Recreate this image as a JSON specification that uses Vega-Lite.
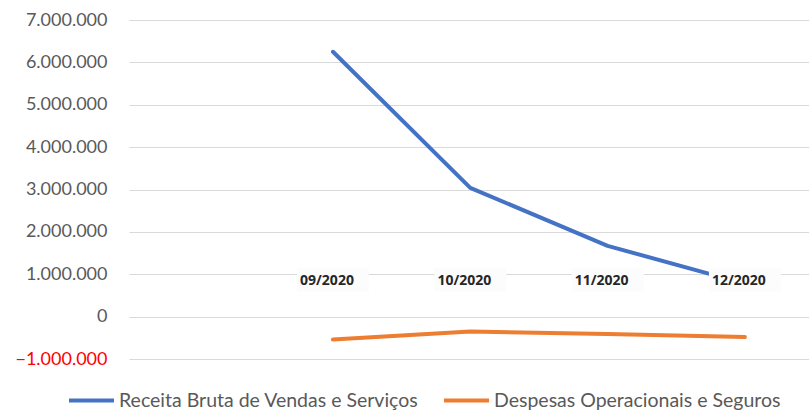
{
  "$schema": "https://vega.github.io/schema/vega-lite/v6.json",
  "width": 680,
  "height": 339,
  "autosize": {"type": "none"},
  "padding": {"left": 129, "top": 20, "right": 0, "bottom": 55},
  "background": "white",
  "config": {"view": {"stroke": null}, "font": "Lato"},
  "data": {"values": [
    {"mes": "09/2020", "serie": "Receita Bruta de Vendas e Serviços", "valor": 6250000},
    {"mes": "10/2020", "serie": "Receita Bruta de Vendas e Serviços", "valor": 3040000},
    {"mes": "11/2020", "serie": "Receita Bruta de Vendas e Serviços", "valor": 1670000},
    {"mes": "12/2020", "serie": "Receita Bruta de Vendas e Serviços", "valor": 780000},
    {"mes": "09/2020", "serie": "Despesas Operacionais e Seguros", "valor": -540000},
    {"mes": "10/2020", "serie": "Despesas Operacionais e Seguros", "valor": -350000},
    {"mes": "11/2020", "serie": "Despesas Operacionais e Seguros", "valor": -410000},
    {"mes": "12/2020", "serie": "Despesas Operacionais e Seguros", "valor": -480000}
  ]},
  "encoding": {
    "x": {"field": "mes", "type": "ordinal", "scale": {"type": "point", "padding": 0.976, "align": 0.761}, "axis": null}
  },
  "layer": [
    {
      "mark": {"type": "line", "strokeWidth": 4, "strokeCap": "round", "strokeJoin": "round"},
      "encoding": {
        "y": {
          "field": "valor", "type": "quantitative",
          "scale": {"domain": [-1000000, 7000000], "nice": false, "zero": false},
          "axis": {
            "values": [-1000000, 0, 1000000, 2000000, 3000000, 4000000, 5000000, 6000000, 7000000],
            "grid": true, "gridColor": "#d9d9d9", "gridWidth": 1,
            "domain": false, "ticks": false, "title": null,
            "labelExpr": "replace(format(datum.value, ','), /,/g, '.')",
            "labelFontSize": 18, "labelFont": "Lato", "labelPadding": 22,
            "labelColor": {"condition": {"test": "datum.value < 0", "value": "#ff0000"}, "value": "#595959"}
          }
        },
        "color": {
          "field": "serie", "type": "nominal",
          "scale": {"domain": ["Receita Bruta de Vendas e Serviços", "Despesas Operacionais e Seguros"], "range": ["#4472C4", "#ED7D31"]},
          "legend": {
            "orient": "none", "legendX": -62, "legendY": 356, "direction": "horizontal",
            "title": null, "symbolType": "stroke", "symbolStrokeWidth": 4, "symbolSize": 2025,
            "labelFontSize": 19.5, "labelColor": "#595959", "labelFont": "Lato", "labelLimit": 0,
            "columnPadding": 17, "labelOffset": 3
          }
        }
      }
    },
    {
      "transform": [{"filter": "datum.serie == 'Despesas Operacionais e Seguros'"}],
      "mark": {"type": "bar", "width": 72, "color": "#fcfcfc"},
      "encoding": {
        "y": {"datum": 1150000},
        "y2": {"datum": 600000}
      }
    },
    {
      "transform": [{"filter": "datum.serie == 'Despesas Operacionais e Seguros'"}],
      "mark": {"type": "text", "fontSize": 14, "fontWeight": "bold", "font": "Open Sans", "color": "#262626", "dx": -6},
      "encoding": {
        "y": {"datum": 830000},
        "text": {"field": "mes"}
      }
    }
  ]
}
- - -
> _AIM_
Exclude the images and reproduce the remaining data exactly.

> _EXERCISE SOLUTION_
Recreate this image as a JSON specification that uses Vega-Lite.
{
  "$schema": "https://vega.github.io/schema/vega-lite/v6.json",
  "width": 680,
  "height": 339,
  "autosize": {"type": "none"},
  "padding": {"left": 129, "top": 20, "right": 0, "bottom": 55},
  "background": "white",
  "config": {"view": {"stroke": null}, "font": "Lato"},
  "data": {"values": [
    {"mes": "09/2020", "serie": "Receita Bruta de Vendas e Serviços", "valor": 6250000},
    {"mes": "10/2020", "serie": "Receita Bruta de Vendas e Serviços", "valor": 3040000},
    {"mes": "11/2020", "serie": "Receita Bruta de Vendas e Serviços", "valor": 1670000},
    {"mes": "12/2020", "serie": "Receita Bruta de Vendas e Serviços", "valor": 780000},
    {"mes": "09/2020", "serie": "Despesas Operacionais e Seguros", "valor": -540000},
    {"mes": "10/2020", "serie": "Despesas Operacionais e Seguros", "valor": -350000},
    {"mes": "11/2020", "serie": "Despesas Operacionais e Seguros", "valor": -410000},
    {"mes": "12/2020", "serie": "Despesas Operacionais e Seguros", "valor": -480000}
  ]},
  "encoding": {
    "x": {"field": "mes", "type": "ordinal", "scale": {"type": "point", "padding": 0.976, "align": 0.761}, "axis": null}
  },
  "layer": [
    {
      "mark": {"type": "line", "strokeWidth": 4, "strokeCap": "round", "strokeJoin": "round"},
      "encoding": {
        "y": {
          "field": "valor", "type": "quantitative",
          "scale": {"domain": [-1000000, 7000000], "nice": false, "zero": false},
          "axis": {
            "values": [-1000000, 0, 1000000, 2000000, 3000000, 4000000, 5000000, 6000000, 7000000],
            "grid": true, "gridColor": "#d9d9d9", "gridWidth": 1,
            "domain": false, "ticks": false, "title": null,
            "labelExpr": "replace(format(datum.value, ','), /,/g, '.')",
            "labelFontSize": 18, "labelFont": "Lato", "labelPadding": 22,
            "labelColor": {"condition": {"test": "datum.value < 0", "value": "#ff0000"}, "value": "#595959"}
          }
        },
        "color": {
          "field": "serie", "type": "nominal",
          "scale": {"domain": ["Receita Bruta de Vendas e Serviços", "Despesas Operacionais e Seguros"], "range": ["#4472C4", "#ED7D31"]},
          "legend": {
            "orient": "none", "legendX": -62, "legendY": 356, "direction": "horizontal",
            "title": null, "symbolType": "stroke", "symbolStrokeWidth": 4, "symbolSize": 2025,
            "labelFontSize": 19.5, "labelColor": "#595959", "labelFont": "Lato", "labelLimit": 0,
            "columnPadding": 17, "labelOffset": 3
          }
        }
      }
    },
    {
      "transform": [{"filter": "datum.serie == 'Despesas Operacionais e Seguros'"}],
      "mark": {"type": "bar", "width": 72, "color": "#fcfcfc"},
      "encoding": {
        "y": {"datum": 1150000},
        "y2": {"datum": 600000}
      }
    },
    {
      "transform": [{"filter": "datum.serie == 'Despesas Operacionais e Seguros'"}],
      "mark": {"type": "text", "fontSize": 14, "fontWeight": "bold", "font": "Open Sans", "color": "#262626", "dx": -6},
      "encoding": {
        "y": {"datum": 830000},
        "text": {"field": "mes"}
      }
    }
  ]
}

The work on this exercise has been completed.